Although most major laptop manufacturers have been offering embedded dual-band 802.11n products for several months now, there are those who may have acquired a laptop before that time, or those who didn't take it into consideration when making their purchase and now want to have access to the faster speeds and more reliable connections provided via MIMO. The easiest solution (and most palatable for end-users) is a USB dongle. Unfortunately, a dual-radio version of such a dongle doesn't exist.

There are more than a handful of 2.4-GHz 802.11n-capable USB dongles, but to date, I'm not aware of a 5 GHz one. Morrisville State College, the earliest significantly sized (publicly announced) 802.11n deployment, has been on the search for several months, but hasn't turned one up. It's not that there's no silicon for them. Atheros has its AR9001U-2NX, but there???s no product using it, at least on the shelf. In the meantime, Morrisville will be using the 2.4 GHz range for its USB clients.

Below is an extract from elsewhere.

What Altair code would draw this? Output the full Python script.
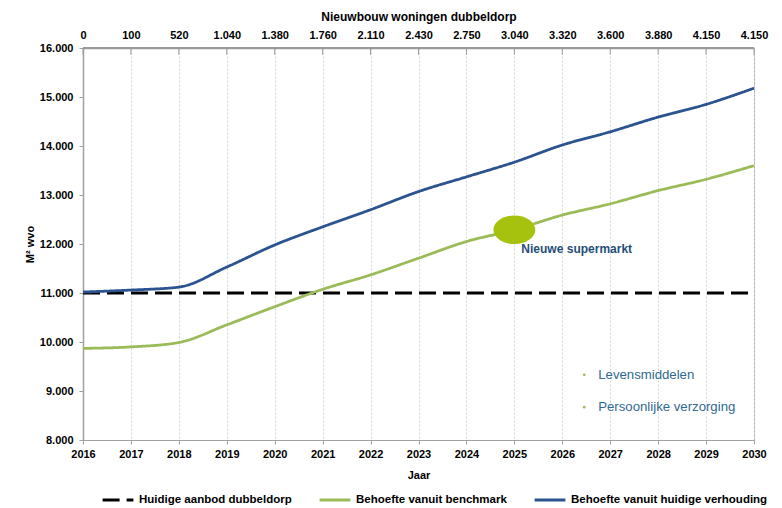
import altair as alt
import pandas as pd

years = [2016, 2017, 2018, 2019, 2020, 2021, 2022, 2023, 2024, 2025, 2026, 2027, 2028, 2029, 2030]
huidige = [11000, 11000, 11000, 11000, 11000, 11000, 11000, 11000, 11000, 11000, 11000, 11000, 11000, 11000, 11000]
benchmark = [9870, 9900, 9990, 10350, 10720, 11075, 11370, 11710, 12050, 12290, 12590, 12820, 13090, 13320, 13600]
verhouding = [11020, 11060, 11120, 11530, 11980, 12350, 12700, 13070, 13370, 13670, 14020, 14290, 14590, 14850, 15180]
woningen = ["0", "100", "520", "1.040", "1.380", "1.760", "2.110", "2.430", "2.750",
            "3.040", "3.320", "3.600", "3.880", "4.150", "4.150"]

series_names = ["Huidige aanbod dubbeldorp", "Behoefte vanuit benchmark", "Behoefte vanuit huidige verhouding"]
series_values = [huidige, benchmark, verhouding]
series_colors = ["#000000", "#9BBB59", "#2B5390"]

rows = []
for name, vals in zip(series_names, series_values):
    for y, v in zip(years, vals):
        rows.append({"year": y, "value": v, "series": name})
df = pd.DataFrame(rows)

annot_year = [2025]
annot_value = [12290]
annot_label = ["Nieuwe supermarkt"]
annot_df = pd.DataFrame({"year": annot_year, "value": annot_value, "label": annot_label})

inner_labels = ["Levensmiddelen", "Persoonlijke verzorging"]
inner_year = [2026.75, 2026.75]
inner_value = [9330, 8670]
inner_df = pd.DataFrame({"year": inner_year, "value": inner_value, "label": inner_labels})

y_min, y_max = 8000, 16000
top_df = pd.DataFrame({"year": years, "woningen": woningen, "top": [y_max] * len(years)})
top_line_df = pd.DataFrame({"x0": [years[0]], "x1": [years[-1]], "value": [y_max]})

FONT = "Liberation Sans"
xscale = alt.Scale(domain=[2016, 2030], nice=False, zero=False)
yscale = alt.Scale(domain=[y_min, y_max], nice=False, zero=False)

woningen_js = "[" + ",".join("'" + w + "'" for w in woningen) + "]"

bottom_axis = alt.Axis(
    title="Jaar", values=years, format="d", grid=True, gridColor="#D4D4D4", gridDash=[2, 2],
    domainColor="#A0A0A0", tickColor="#A0A0A0", tickSize=4, labelFontWeight="bold",
    labelFontSize=11, labelFont=FONT, labelColor="#000000", labelPadding=4,
    titleFont=FONT, titleFontSize=11, titleFontWeight="bold", titleColor="#000000", titlePadding=10,
    labelFlush=False,
)
top_axis = alt.Axis(
    orient="top", title="Nieuwbouw woningen dubbeldorp", values=years, grid=False,
    labelExpr=woningen_js + "[datum.value - 2016]",
    domain=True, domainColor="#9A9A9A", domainWidth=1.5, ticks=False,
    labelFontWeight="bold",
    labelFontSize=11, labelFont=FONT, labelColor="#000000", labelPadding=8,
    titleFont=FONT, titleFontSize=12, titleFontWeight="bold", titleColor="#000000", titlePadding=6,
    labelFlush=False,
)
y_axis = alt.Axis(
    title="M² wvo", values=list(range(8000, 16001, 1000)),
    labelExpr="replace(format(datum.value, ','), ',', '.')",
    grid=False, domainColor="#A0A0A0", domainWidth=1.5, tickColor="#A0A0A0", tickSize=4,
    labelFontWeight="bold", labelFontSize=11, labelFont=FONT, labelColor="#000000", labelPadding=6,
    titleFont=FONT, titleFontSize=11, titleFontWeight="bold", titleColor="#000000", titlePadding=4,
)


def enc_xy():
    return dict(
        x=alt.X("year:Q", scale=xscale, axis=None),
        y=alt.Y("value:Q", scale=yscale, axis=y_axis),
    )


lines = alt.Chart(df).mark_line(strokeWidth=2.8, interpolate="monotone").encode(
    x=alt.X("year:Q", scale=xscale, axis=bottom_axis),
    y=alt.Y("value:Q", scale=yscale, axis=y_axis),
    color=alt.Color(
        "series:N",
        scale=alt.Scale(domain=series_names, range=series_colors),
        legend=alt.Legend(
            title=None, orient="none", legendX=18, legendY=435, direction="horizontal", columns=3,
            columnPadding=21, symbolType="stroke", symbolSize=950, symbolStrokeWidth=3,
            labelFont=FONT, labelFontSize=11.5, labelFontWeight="bold", labelColor="#000000",
            labelLimit=300, symbolOffset=0, labelOffset=4,
        ),
    ),
    strokeDash=alt.StrokeDash(
        "series:N",
        scale=alt.Scale(domain=series_names, range=[[17, 7], [1, 0], [1, 0]]),
        legend=None,
    ),
    order=alt.Order("year:Q"),
)

top_layer = alt.Chart(top_df).mark_tick(opacity=0).encode(
    x=alt.X("year:Q", scale=xscale, axis=top_axis),
)

top_line = alt.Chart(top_line_df).mark_rule(color="#9A9A9A", strokeWidth=2).encode(
    x=alt.X("x0:Q", scale=xscale, axis=None),
    x2="x1:Q",
    y=alt.Y("value:Q", scale=yscale, axis=y_axis),
)

top_ticks = alt.Chart(top_df).mark_rule(color="#9A9A9A", strokeWidth=1).encode(
    x=alt.X("year:Q", scale=xscale, axis=None),
    y=alt.Y("top:Q", scale=yscale, axis=y_axis),
    y2="tick_end:Q",
).transform_calculate(tick_end="datum.top - 140")

ellipse = alt.Chart(annot_df).mark_point(
    shape="M -1 0 A 1 0.68 0 1 0 1 0 A 1 0.68 0 1 0 -1 0 Z",
    filled=True, size=1760, color="#A6C20E", opacity=1,
).encode(**enc_xy())

annot_text = alt.Chart(annot_df).mark_text(
    align="left", baseline="middle", dx=7, dy=19, font=FONT, fontSize=12,
    fontWeight="bold", color="#1F4E79",
).encode(text="label:N", **enc_xy())

inner_text = alt.Chart(inner_df).mark_text(
    align="left", baseline="middle", font=FONT, fontSize=13.2, color="#2F6A91",
).encode(text="label:N", **enc_xy())

inner_bullets = alt.Chart(inner_df).mark_point(
    filled=True, size=7, color="#9BBB59", opacity=1, xOffset=-14,
).encode(**enc_xy())

chart = alt.layer(
    lines, top_layer, top_line, top_ticks, ellipse, annot_text, inner_text, inner_bullets
).resolve_axis(
    x="independent"
).properties(
    width=671, height=392,
    autosize=alt.AutoSizeParams(type="none"),
    padding={"left": 83, "top": 48, "right": 28, "bottom": 68},
    background="white",
).configure_view(stroke="#B0B0B0", strokeWidth=1)

chart.save("out.html", embed_options={"renderer": "svg", "actions": False})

This is not a significant issue because Meru's architecture supports a single-channel deployment model and Morrisville didn't have a legacy base of production 802.11b/g clients, having previously used an FHSS-based 802.11 system.

This lack of 5 GHz-capable USB dongle availability shouldn't be a show-stopper for any pilot or deployment, but another data point that 802.11n is still in its earliest stages.